Bellingham is part of Catford, which is where I worked as a postman for a couple of years back in the nineties. I know the area well and still retain some knowledge of the layout from an hour or so of sorting its mail every day, six days a week, August 1990 to February 1994. The first name which comes to mind is King Alfred Avenue, which was one of the first street names to imprint itself upon me. The postmen of Catford frequently referred to one of their number as King Alfred, and it was a full week before I realised that this was the main road of the man's delivery rather than a nickname based on his having burnt some cakes, or similar.

'I was a postman over that way,' I tell the couple. 'I don't suppose you're from King Alfred Avenue are you?'

That is honestly what I've just asked them, trying not to laugh because I know the chances are a bit fucking unlikely.

'Well no,' he says. 'We been here since '74, but yeah, we lived up King Alfred as it happens.'

I still manage to keep from yelling holy shit!

'King Alfred?'

'That's right. Where you from then? You must know the area.'

'I was living in Lewisham, but I got married and moved here in 2011. I was a postman in Catford, though I suppose you must have left by then. I'll bet I would have known your postman though, like maybe Ray Lester or one of the old boys. He used to do Randlesdown Road.'

'It's all gone now, you know?' He pronounces gone as gawn.

'Really? That's a shame. I suppose I haven't been back there in a while.' I realise it may even be decades. I've passed through Catford but it's been some time since I had reason to get off the bus and wander around.

'Small world innit.'

'I'll say.'

'Funny though, we was talking to another feller from England a couple of weeks back. Said we're from Bellingham and he said oh you won't know my bit of London then, you won't really know where I'm from.'

There's a comic pause. He grins and gives me a playful punt on the arm. 'He come from Southend Lane!'

We all laugh because we're probably the only three people in the world qualified to find this joke funny. Southend Lane runs from the Bromley Road down to Sydenham and is to be found at the end of King Alfred Avenue.

We briefly exchange life stories and the details of what brought us all to this place, here and now.

The sound of collective astonishment rises up from those around us, and we all look up to see five elephants coming over the hill, each holding onto the tail of the one in front with her trunk. It's such a sight that it even displaces thoughts of Catford.

We are introduced to the elephants.

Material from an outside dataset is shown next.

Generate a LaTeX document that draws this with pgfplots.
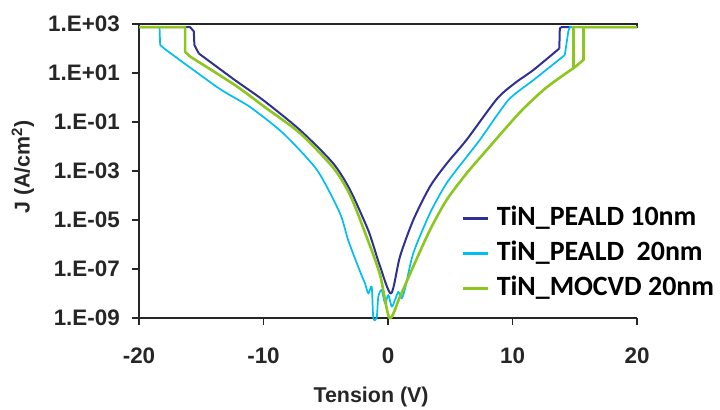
\documentclass[border=0pt]{standalone}
\usepackage{pgfplots}
\pgfplotsset{compat=1.18}
\usepackage{fontspec}
\setmainfont{Liberation Sans}
\newfontfamily\calib{Carlito}
\definecolor{cDB}{RGB}{46,49,146}
\definecolor{cLB}{RGB}{0,190,242}
\definecolor{cGR}{RGB}{140,198,30}
\begin{document}
\begin{tikzpicture}
\useasboundingbox (0,0) rectangle (720bp,410bp);
\begin{axis}[
  at={(139bp,92bp)}, anchor=south west,
  scale only axis, width=498bp, height=294bp,
  ymode=log, xmin=-20, xmax=20, ymin=1e-9, ymax=1e3,
  axis x line*=bottom, axis y line*=left,
  axis line style={line width=1.5bp, black!85},
  xtick={-20,-10,0,10,20}, xticklabels={-20,-10,0,10,20},
  ytick={1e-9,1e-7,1e-5,1e-3,1e-1,1e1,1e3},
  yticklabels={1.E-09,1.E-07,1.E-05,1.E-03,1.E-01,1.E+01,1.E+03},
  yminorticks=false, xminorticks=false,
  tick align=outside, major tick length=7bp,
  tick style={line width=1.5bp, black!85},
  ticklabel style={font=\bfseries\fontsize{22.5}{26}\selectfont, text=black!85},
  yticklabel style={inner sep=0pt, xshift=-12bp},
  xticklabel style={inner sep=0pt, yshift=-23bp},
  xlabel={Tension (V)},
  ylabel={J (A/cm\textsuperscript{2})},
  label style={font=\bfseries\fontsize{21.5}{24}\selectfont, text=black!85},
  xlabel style={at={(axis description cs:0.466,-0.269)}, anchor=center},
  ylabel style={at={(axis description cs:-0.233,0.514)}, anchor=center, rotate=0},
  clip=false,
  legend style={draw=none, fill=none, at={(axis description cs:0.6406,0.391)}, anchor=north west,
    font=\calib\bfseries\fontsize{28}{32}\selectfont, row sep=9bp, column sep=8bp,
    nodes={inner sep=0pt, text height=20bp, text depth=6bp}},
  legend cell align=left,
  legend image code/.code={\draw[#1, line width=2.6bp] (0bp,0bp) -- (25bp,0bp);},
]
\draw[line width=1.5bp, black!85] (axis cs:-20,1000) -- (axis cs:20,1000) -- (axis cs:20,700);
% ---- TiN_PEALD 10nm
\addplot[cDB, line width=2bp, line join=round, forget plot] coordinates {
(-20,750) (-15.9,750) (-15.6,500) (-15.55,138) (-15.2,63)};
\addplot[cDB, line width=2bp, line join=round, smooth, tension=0.45] coordinates {
(-15.2,63) (-12.29,5.1) (-10.04,0.79)
(-7.07,0.047) (-4.42,2.1e-3) (-3.05,1.7e-4) (-1.71,5.4e-6) (-1.31,1.5e-6) (-0.64,1.3e-7)
(0.25,1.0e-8) (0.96,3.2e-7) (2.03,1.0e-5) (3.37,2.3e-4) (4.71,2.0e-3) (6.32,1.9e-2)
(8.73,0.85) (10.2,3.9) (11.67,13.2) (13.76,100)};
\addlegendentry{TiN\_PEALD 10nm}
\addplot[cDB, line width=2bp, line join=round, forget plot] coordinates {
(13.76,100) (13.8,660) (13.95,750) (20,750)};
% ---- TiN_PEALD 20nm
\addplot[cLB, line width=1.7bp, line join=round, forget plot] coordinates {
(-20,750) (-18.35,750) (-18.3,138) (-17.9,93)};
\addplot[cLB, line width=1.7bp, line join=round, smooth, tension=0.4] coordinates {
(-17.9,93) (-13.6,2.4) (-11.08,0.41) (-8.43,0.035)
(-5.70,1.1e-3) (-3.86,1.9e-5) (-3.2,1.5e-6) (-2.25,8e-8) (-1.85,2.6e-8) (-1.58,1.0e-8)
(-1.31,1.9e-8) (-1.18,1e-9) (-0.91,1e-9) (-0.78,7.4e-9) (-0.51,1.4e-8) (-0.24,4e-9)
(0.03,8.7e-9) (0.3,2.9e-9) (0.56,5.4e-9) (0.83,1.17e-8) (1.1,6.3e-9) (1.37,1.6e-8)
(2.03,4.4e-7) (3.37,1.9e-5) (4.71,3.2e-4) (6.32,3.8e-3) (7.39,1.9e-2) (9.67,0.79)
(11.67,5.1) (14.2,54)};
\addlegendentry{TiN\_PEALD\ \ 20nm}
\addplot[cLB, line width=1.7bp, line join=round, forget plot] coordinates {
(14.2,54) (14.48,490) (14.6,750) (20,750)};
% ---- TiN_MOCVD 20nm
\addplot[cGR, line width=2.6bp, line join=round, forget plot] coordinates {
(-20,750) (-16.3,750) (-16.3,74) (-15.9,47)};
\addplot[cGR, line width=2.6bp, line join=round, smooth, tension=0.45] coordinates {
(-15.9,47) (-12.29,3.2) (-9.88,0.40) (-7.07,0.035)
(-4.42,1.4e-3) (-3.05,1.05e-4) (-1.71,2e-6) (-0.64,5.8e-8) (0.12,1e-9) (0.96,7.4e-9)
(2.03,1.26e-7) (3.37,3.9e-6) (4.71,6.6e-5) (6.32,8.1e-4) (7.93,7.2e-3) (10.6,0.25)
(12.7,2.5) (14.9,15.8)};
\addlegendentry{TiN\_MOCVD 20nm}
\addplot[cGR, line width=2.6bp, line join=round, forget plot] coordinates {
(14.9,15.8) (15.7,34) (15.7,750) (20,750)};
\addplot[cGR, line width=2.6bp, forget plot] coordinates {(14.9,15.8) (14.9,750) (15.7,750)};
\end{axis}
\end{tikzpicture}
\end{document}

Their names are Tai, Dixie, Kitty, Rosie and Becky. They are Indian elephants and they stand in a line facing us as one of the keepers tells us about them. They seem happy, although I'm not sure quite how I'm able to tell this. As they stand and wait for whatever comes next, their heads gently wobble from side to side in the manner of Indian shopkeepers on racially insensitive situation comedies, and I realise I'm not sure if I've known an Asian person to demonstrate this affectation in real life. Is it a real thing? I wonder, and if so, did they pick it up from hanging around with elephants?

I have never been this close to a living creature of this size, and it's a peculiar feeling. I can see how their skulls must be enormous, and their eyes suggest intelligence, and they are very unlike the rest of us. I've a feeling that if ever we encounter creatures from another planet, the meeting will probably feel a little like this.

Having met the elephants, we get to feed and wash them, even trim their toenails. They seem gentle, sociable creatures who enjoy the attention and have a well developed sense of humour. I ask one of the keepers about African elephants, specifically whether they get on with Indian elephants, and whether they all recognise each other as essentially the same thing. She tells me that Indian elephants are more closely related to the extinct mammoth than to African elephants, and that African elephants are themselves more closely related to the mastodon. I find this amazing.

As we move to another part of the pasture, I notice the woman from King Alfred Avenue hanging back. She doesn't seem to have spent any time with her husband. I give her my address and say that the two of them should get in touch and we'll go out for something to eat, but even as I do so, I wonder at the wisdom of it. I don't know anything about these people beyond where they came from. Deep down, I know I'm never going to see them again.

Maybe it's best to enjoy these miracles for what they are.